Dancing wrist to wrist

Getting up to the summit – sometimes even just getting up – is easier with a partner

| 03 Dec 2019 | 11:34

There's a test called the sit-stand challenge that's supposed to predict your life expectancy. Against my better judgment, I suggested to Tom that we try it. It sounded easy: just lower yourself to the floor from a standing position, and then get back up again without using your hands, arms or knees. Subtract points for every body part needed to complete the maneuver. If you can do it perfectly, you will live to a ripe old age. If you do it badly, curtains.

Tom went from standing to cross legged on the floor and then back up again in one smooth, scissoring motion. How could something so dumb and effortless tell you anything as important as how long you’re going to live? he scoffed.

Then he looked down to where I was writhing on the floor. I'd made it halfway down before toppling over like a tub of organic fertilizer. My elbows swept the floor, I rolled from side to side. I kicked at the air. I struggled to right myself, still trying to do the no-hands thing.

I once heard someone say that as soon as he turned 60, his knees started talking to him. My knees were screaming at me, a long string of vile curses.

What’s up with you? Tom did the test again, as if watching him would make the difference.

Bite me.

So Tom will be a widower, and much sooner than I thought, considering that I’m younger and female. After a respectable interval he'll mosey down to the local senior center, where he’ll meet a silver-haired babe who can do sit-stand without a hitch, and together they'll bob up and down into the happily-ever-after. He’ll take her on our favorite trails. He’ll tell her how nice it is to hike with someone who can keep up.

But here’s the mystery: my knees don’t hurt when I hike. How can knees that carry me painlessly up and down mountains and ridges every week be the harbinger of my early death? What happened to use it or lose it? I'm using them, but I'm losing them.

It's when I don't use them that I feel them most.

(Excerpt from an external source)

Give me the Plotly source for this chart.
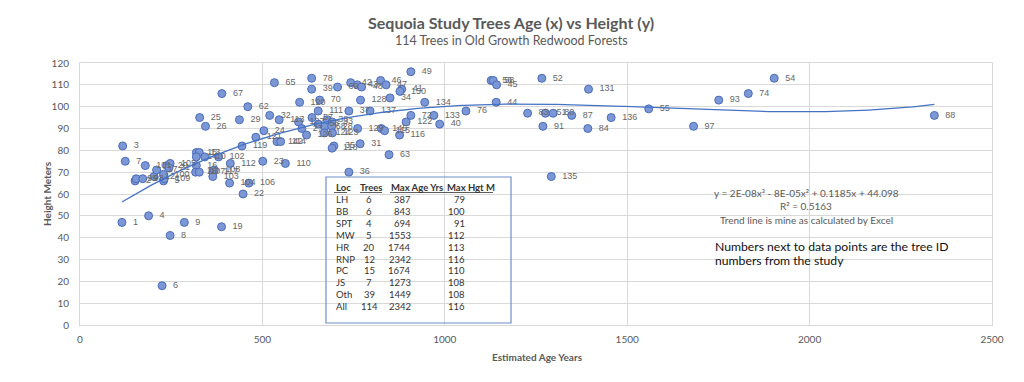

The fact is, I sit way too much: in the car, at work, in my comfy chair with my knitting and my Netflix. When I get up after too much time on my keister, my knees are cooked.

Wrist to wrist, Tom said, extending his arm. That’s what we say when one of us needs a boost, as in climbing over a boulder. We get a good solid grip on one another’s right wrist before the one above pulls the one below up and over the rock. I love doing this, whether I’m the puller or the pullee. It’s like a dance move, our bodies in elegant equilibrium at the critical moment before the final hoist. Sometimes, at the end of our picnic, when it’s time to get back up on our feet for the return trip down the mountain, one of us will ask the other for a wrist to wrist. It’s a small but significant luxury, like having someone wash your hair or pump your gas.

So I grabbed Tom’s wrist, he grabbed mine, and gently pulled me back to my feet. My knees were still communicating, though more softly now, and I talked back. Maybe they just need a pep talk. I plan to live a long time, I tell them, and I’ll be needing your support. So be good girls and carry on.

I’ve told Tom he should remarry if I go before he does, and, after my performance on the sit-stand test, I told him again. I even said he should take his new love on all our favorite trails. But, though I didn’t admit this, there is one I’d prefer they leave alone, and that’s our favorite trail, beautiful, balsam-scented Indian Head in the Catskills. It’s not just a mountain. It’s my Valhalla, where my forever-hiker shade will dwell.

Meanwhile I’ve been working on my rusty hinges and can now sit-stand with the assistance of only one hand. That’s earned me a few demerits. But I accept them, and every mile I put on life’s odometer, humbly.

SNEAK PEEK

Trailhead: Platte Cove, on Platte Clove Road (Route 16) southeast of Tannersville, N.Y.

Blazes: Take the loop trail starting with teal (Long Path) for .95 miles; to red (this is both the Devil’s Path and the Long Path) for 2.8 miles; then blue (Jimmy Dolan Notch) for 1.6 miles; to red (Devil’s Path again) for 1.45 miles; then back to teal (Long Path) for .95 miles.